Records with drawing code
▼
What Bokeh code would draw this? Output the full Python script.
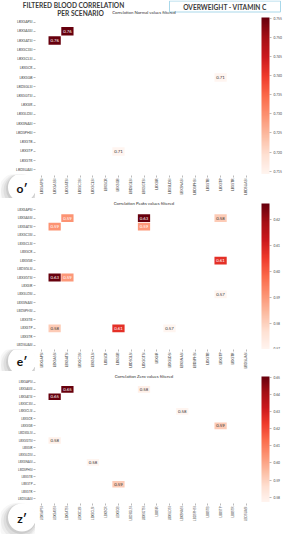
import math
from bokeh.plotting import figure
from bokeh.models import (FactorRange, Range1d, LinearColorMapper, ColorBar, FixedTicker,
                          PrintfTickFormatter, ColumnDataSource)
from bokeh.layouts import column, row
from bokeh.palettes import Reds9
from bokeh.transform import transform
from bokeh.core.properties import value
from bokeh.embed import file_html
from bokeh.resources import INLINE

# ---------------- data ----------------
variables = ["LBXSAPSI", "LBXSASSI", "LBXSATSI", "LBXSC3SI", "LBXSCLSI", "LBXSCR",
             "LBXSGB", "LBDSGLSI", "LBXSGTSI", "LBXSIR", "LBXSLDSI", "LBXSNASI",
             "LBDSPHSI", "LBXSTB", "LBXSTP", "LBXSTR", "LBDSUASI"]

normal_a = ["LBXSASSI", "LBXSGB"]
normal_b = ["LBXSATSI", "LBXSTP"]
normal_r = [0.7553, 0.7141]
normal_ticks = [0.715, 0.720, 0.725, 0.730, 0.735, 0.740, 0.745, 0.750, 0.755]

peaks_a = ["LBXSASSI", "LBXSASSI", "LBXSATSI", "LBXSASSI", "LBXSGB", "LBXSLDSI"]
peaks_b = ["LBXSATSI", "LBXSGTSI", "LBXSGTSI", "LBXSTP", "LBXSTP", "LBXSTP"]
peaks_r = [0.591, 0.626, 0.590, 0.581, 0.607, 0.570]
peaks_ticks = [0.57, 0.58, 0.59, 0.60, 0.61, 0.62]

zero_a = ["LBXSASSI", "LBXSASSI", "LBXSCLSI", "LBXSGB"]
zero_b = ["LBXSATSI", "LBXSGTSI", "LBXSNASI", "LBXSTP"]
zero_r = [0.6503, 0.579, 0.5769, 0.5915]
zero_ticks = [0.58, 0.59, 0.60, 0.61, 0.62, 0.63, 0.64, 0.65]

title_main = ["FILTERED BLOOD CORRELATION", "PER SCENARIO"]
title_box = "OVERWEIGHT - VITAMIN C"
panel_titles = ["Correlation Normal values filtered", "Correlation Peaks values filtered",
                "Correlation Zero values filtered"]
badges = ["o\u2032", "e\u2032", "z\u2032"]

# ---------------- style ----------------
W = 284
FL = 35      # left border (frame left)
FR = 32      # right border
FW = W - FL - FR
CB_X = 226   # colour bar offset from frame left
FONT = "Lato"
TXT = "#3a3a3a"


def lerp_palette(colors, n):
    rgb = [tuple(int(c[i:i + 2], 16) for i in (1, 3, 5)) for c in colors]
    out = []
    for k in range(n):
        t = k / (n - 1) * (len(rgb) - 1)
        i = min(int(t), len(rgb) - 2)
        f = t - i
        c = tuple(round(rgb[i][j] * (1 - f) + rgb[i + 1][j] * f) for j in range(3))
        out.append("#%02x%02x%02x" % c)
    return out


PALETTE = lerp_palette(list(Reds9)[::-1], 256)


def canvas(width, height):
    p = figure(width=width, height=height, x_range=Range1d(0, width),
               y_range=Range1d(height, 0), title=None, output_backend="svg",
               toolbar_location=None, tools="", x_axis_location=None,
               y_axis_location=None, min_border=0, min_border_left=0,
               min_border_right=0, min_border_top=0, min_border_bottom=0,
               outline_line_color=None, frame_align=False)
    p.grid.visible = False
    return p


def header(height):
    p = canvas(W, height)
    p.text(x=[73, 80], y=[4.0, 12.6], text=title_main, text_align="center",
           text_baseline="middle", text_font_size=value("6.6px"),
           text_font=value(FONT), text_font_style="bold", text_color=TXT)
    p.rect(x=[224.5], y=[6], width=[111], height=[11], fill_color="white",
           line_color="#a9d8ea", line_width=1)
    p.text(x=[224.5], y=[6.3], text=[title_box], text_align="center",
           text_baseline="middle", text_font_size=value("6.6px"),
           text_font=value(FONT), text_font_style="bold", text_color=TXT)
    p.text(x=[FL + FW / 2], y=[12.2], text=[panel_titles[0]], text_align="center",
           text_baseline="middle", text_font_size=value("4.3px"),
           text_font=value(FONT), text_color="#333333")
    return p


def heat(a, b, r, ticks, fmt, frame_h, top, fsize, title=None):
    rows = a + b
    cols = b + a
    vals = r + r
    lo, hi = min(r), max(r)
    mapper = LinearColorMapper(palette=PALETTE, low=lo, high=hi)
    tcol = ["#ffffff" if (v - lo) / (hi - lo) > 0.3 else "#333333" for v in vals]
    src = ColumnDataSource(dict(row=rows, col=cols, val=vals,
                                lab=["%.2f" % v for v in vals], tc=tcol))
    p = figure(width=W, height=frame_h + top, x_range=FactorRange(factors=variables),
               y_range=FactorRange(factors=variables[::-1]), title=title,
               output_backend="svg", toolbar_location=None, tools="",
               x_axis_location=None, min_border_left=FL, min_border_right=FR,
               min_border_top=top, min_border_bottom=0, outline_line_color=None,
               frame_align=False)
    if title is not None:
        p.title.align = "center"
        p.title.text_font_size = "4.3px"
        p.title.text_font = FONT
        p.title.text_font_style = "normal"
        p.title.text_color = "#333333"
        p.title.standoff = 0
        p.title.offset = 0
    p.grid.visible = False
    p.rect(x="col", y="row", width=0.96, height=0.92, source=src,
           fill_color=transform("val", mapper), line_color=None)
    p.text(x="col", y="row", text="lab", source=src, text_color="tc",
           text_align="center", text_baseline="middle",
           text_font_size=value("4.3px"), text_font=value(FONT))
    ax = p.yaxis[0]
    ax.axis_line_color = None
    ax.major_tick_out = 2
    ax.major_tick_in = 0
    ax.major_tick_line_color = "#777777"
    ax.major_tick_line_width = 0.5
    ax.minor_tick_line_color = None
    ax.major_label_text_font_size = fsize
    ax.major_label_text_font = FONT
    ax.major_label_text_color = "#444444"
    ax.major_label_standoff = 1
    cb = ColorBar(color_mapper=mapper, ticker=FixedTicker(ticks=ticks),
                  formatter=PrintfTickFormatter(format=fmt),
                  location=(CB_X, 0), width=8, height=frame_h,
                  padding=0, margin=0, orientation="vertical",
                  major_label_text_font_size="3.3px", major_label_text_font=FONT,
                  major_label_text_color="#444444",
                  label_standoff=2, major_tick_out=2, major_tick_in=0,
                  major_tick_line_color="#777777", major_tick_line_width=0.5,
                  bar_line_color=None, background_fill_color=None,
                  border_line_color=None)
    p.add_layout(cb)
    return p


def strip(hp, height, fsize, badge, by):
    bp = canvas(FL, height)
    bx = 21.5
    bp.scatter(x=[bx - 4, bx - 3, bx - 2, bx - 1], y=[by + 5, by + 4, by + 3, by + 1.5],
               size=[40, 36, 33, 30], marker="circle", fill_color="#000000",
               fill_alpha=[0.03, 0.045, 0.06, 0.08], line_color=None)
    bp.scatter(x=[bx], y=[by], size=28, marker="circle", fill_color="white",
               line_color=None)
    bp.text(x=[bx], y=[by + 0.5], text=[badge], text_align="center",
            text_baseline="middle", text_font_size=value("12px"),
            text_font=value(FONT), text_font_style="bold", text_color="#111111")
    xp = figure(width=W - FL, height=height, x_range=hp.x_range, y_range=Range1d(0, 1),
                title=None, output_backend="svg", toolbar_location=None, tools="",
                y_axis_location=None, x_axis_location="below", min_border_left=0,
                min_border_right=FR, min_border_top=0, min_border_bottom=height - 1,
                outline_line_color=None, frame_align=False)
    xp.grid.visible = False
    ax = xp.xaxis[0]
    ax.axis_line_color = None
    ax.major_tick_out = 2
    ax.major_tick_in = 0
    ax.major_tick_line_color = "#777777"
    ax.major_tick_line_width = 0.5
    ax.minor_tick_line_color = None
    ax.major_label_text_font_size = fsize
    ax.major_label_text_font = FONT
    ax.major_label_text_color = "#444444"
    ax.major_label_standoff = 1
    ax.major_label_orientation = math.pi / 2
    return row(bp, xp, spacing=0)


h0 = header(16)
h1 = heat(normal_a, normal_b, normal_r, normal_ticks, "%.3f", 157, 1, "3.5px")
s1 = strip(h1, 24, "3.5px", badges[0], 13)
h2 = heat(peaks_a, peaks_b, peaks_r, peaks_ticks, "%.2f", 146, 5, "3.4px", panel_titles[1])
s2 = strip(h2, 22, "3.4px", badges[1], 11.5)
h3 = heat(zero_a, zero_b, zero_r, zero_ticks, "%.2f", 126, 5, "3.1px", panel_titles[2])
s3 = strip(h3, 32, "3.1px", badges[2], 15)

layout = column(h0, h1, s1, h2, s2, h3, s3, spacing=0)
open("out.html", "w").write(file_html(layout, INLINE))
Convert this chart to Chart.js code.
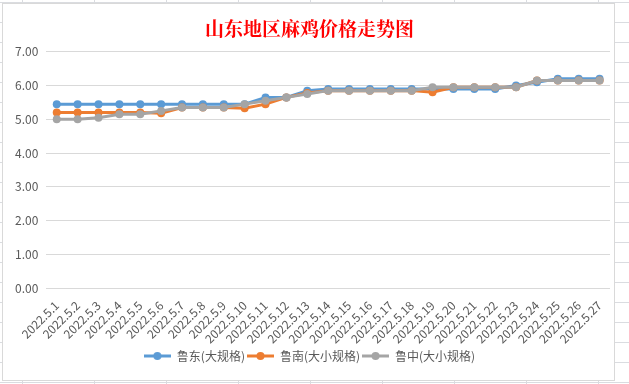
<!DOCTYPE html>
<html>
<head>
<meta charset="utf-8">
<script src="https://cdn.jsdelivr.net/npm/chart.js@4"></script>
<style>
    html, body { margin: 0; padding: 0; }
    body {
        width: 629px; height: 384px; overflow: hidden;
        background-color: #fff;
        background-image:
            linear-gradient(to right, #dadce0 1px, transparent 1px),
            linear-gradient(to bottom, #dadce0 1px, transparent 1px);
        background-size: 72px 20px;
        background-position: 22px 2px;
    }
    .chart-box {
        position: absolute; left: 2px; top: 3px;
        width: 611px; height: 376px;
        background: #fff; border: 1px solid #d9d9d9;
    }
</style>
</head>
<body>
<div class="chart-box"><canvas id="priceChart" width="611" height="376"></canvas></div>
<script>
// 日期
const labels = ['2022.5.1', '2022.5.2', '2022.5.3', '2022.5.4', '2022.5.5', '2022.5.6', '2022.5.7',
    '2022.5.8', '2022.5.9', '2022.5.10', '2022.5.11', '2022.5.12', '2022.5.13', '2022.5.14',
    '2022.5.15', '2022.5.16', '2022.5.17', '2022.5.18', '2022.5.19', '2022.5.20', '2022.5.21',
    '2022.5.22', '2022.5.23', '2022.5.24', '2022.5.25', '2022.5.26', '2022.5.27'];

// 鲁东(大规格)
const ludong = [5.45, 5.45, 5.45, 5.45, 5.45, 5.45, 5.45, 5.45, 5.45, 5.45, 5.65, 5.65, 5.85, 5.90,
    5.90, 5.90, 5.90, 5.90, 5.90, 5.90, 5.90, 5.90, 6.00, 6.10, 6.20, 6.20, 6.20];
// 鲁南(大小规格)
const lunan = [5.20, 5.20, 5.20, 5.20, 5.20, 5.18, 5.35, 5.35, 5.35, 5.33, 5.45, 5.65, 5.78, 5.85,
    5.85, 5.85, 5.85, 5.85, 5.80, 5.95, 5.95, 5.95, 5.95, 6.15, 6.15, 6.15, 6.15];
// 鲁中(大小规格)
const luzhong = [5.00, 5.00, 5.05, 5.15, 5.15, 5.25, 5.35, 5.35, 5.35, 5.45, 5.55, 5.65, 5.75, 5.85,
    5.85, 5.85, 5.85, 5.85, 5.95, 5.95, 5.95, 5.95, 5.95, 6.15, 6.15, 6.15, 6.15];

const yTicks = [0, 1, 2, 3, 4, 5, 6, 7];

const seriesColors = ['#5b9bd5', '#ed7d31', '#a5a5a5'];
const seriesNames = ['鲁东(大规格)', '鲁南(大小规格)', '鲁中(大小规格)'];

// legend marker: short line with a dot
function legendMarker(color) {
    const c = document.createElement('canvas');
    c.width = 27; c.height = 10;
    const ctx = c.getContext('2d');
    ctx.strokeStyle = color;
    ctx.lineWidth = 3;
    ctx.beginPath();
    ctx.moveTo(0, 5);
    ctx.lineTo(27, 5);
    ctx.stroke();
    ctx.fillStyle = color;
    ctx.beginPath();
    ctx.arc(13.5, 5, 4, 0, Math.PI * 2);
    ctx.fill();
    return c;
}

function makeDataset(i, data) {
    return {
        label: seriesNames[i],
        data: data,
        borderColor: seriesColors[i],
        backgroundColor: seriesColors[i],
        borderWidth: 3,
        pointRadius: 4,
        pointHoverRadius: 4,
        pointBorderWidth: 0,
        tension: 0,
        fill: false,
        order: 2 - i   // last series drawn on top, like Excel
    };
}

Chart.defaults.font.family = '"Microsoft YaHei", "Noto Sans CJK SC", sans-serif';
Chart.defaults.color = '#595959';

new Chart(document.getElementById('priceChart'), {
    type: 'line',
    data: {
        labels: labels,
        datasets: [
            makeDataset(0, ludong),
            makeDataset(1, lunan),
            makeDataset(2, luzhong)
        ]
    },
    options: {
        responsive: false,
        animation: false,
        layout: { padding: { left: 4, right: 2, top: 6, bottom: 8 } },
        plugins: {
            title: {
                display: true,
                text: '山东地区麻鸡价格走势图',
                color: '#ff0000',
                font: { size: 19, weight: 'bold', family: '"Noto Serif CJK SC", "Noto Sans CJK SC", serif' },
                padding: { top: 7, bottom: 12 }
            },
            legend: {
                position: 'bottom',
                labels: {
                    usePointStyle: true,
                    pointStyleWidth: 27,
                    color: '#595959',
                    font: { size: 12 },
                    padding: 2,
                    generateLabels: function(chart) {
                        return chart.data.datasets.map(function(ds, i) {
                            return {
                                text: ds.label,
                                pointStyle: legendMarker(seriesColors[i]),
                                fontColor: '#595959',
                                datasetIndex: i,
                                hidden: false,
                                lineWidth: 0
                            };
                        });
                    }
                }
            },
            tooltip: { enabled: false }
        },
        scales: {
            x: {
                offset: true,
                grid: { display: false },
                border: { display: false },
                ticks: {
                    autoSkip: false,
                    minRotation: 45,
                    maxRotation: 45,
                    padding: 2,
                    font: { size: 12 },
                    color: '#595959'
                }
            },
            y: {
                min: 0,
                max: 7,
                afterBuildTicks: function(axis) {
                    axis.ticks = yTicks.map(v => ({ value: v }));
                },
                grid: { color: '#d9d9d9', drawTicks: false },
                border: { display: false },
                ticks: {
                    padding: 8,
                    font: { size: 12 },
                    color: '#595959',
                    callback: v => v.toFixed(2)
                }
            }
        }
    }
});
</script>
</body>
</html>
▲
◆ Stated goal
Make an exact copy of the lines from the top of the material through the line with "from bokeh.resources import INLINE", pictures excluded.

◆ Answer to the exercise
What Bokeh code would draw this? Output the full Python script.
import math
from bokeh.plotting import figure
from bokeh.models import (FactorRange, Range1d, LinearColorMapper, ColorBar, FixedTicker,
                          PrintfTickFormatter, ColumnDataSource)
from bokeh.layouts import column, row
from bokeh.palettes import Reds9
from bokeh.transform import transform
from bokeh.core.properties import value
from bokeh.embed import file_html
from bokeh.resources import INLINE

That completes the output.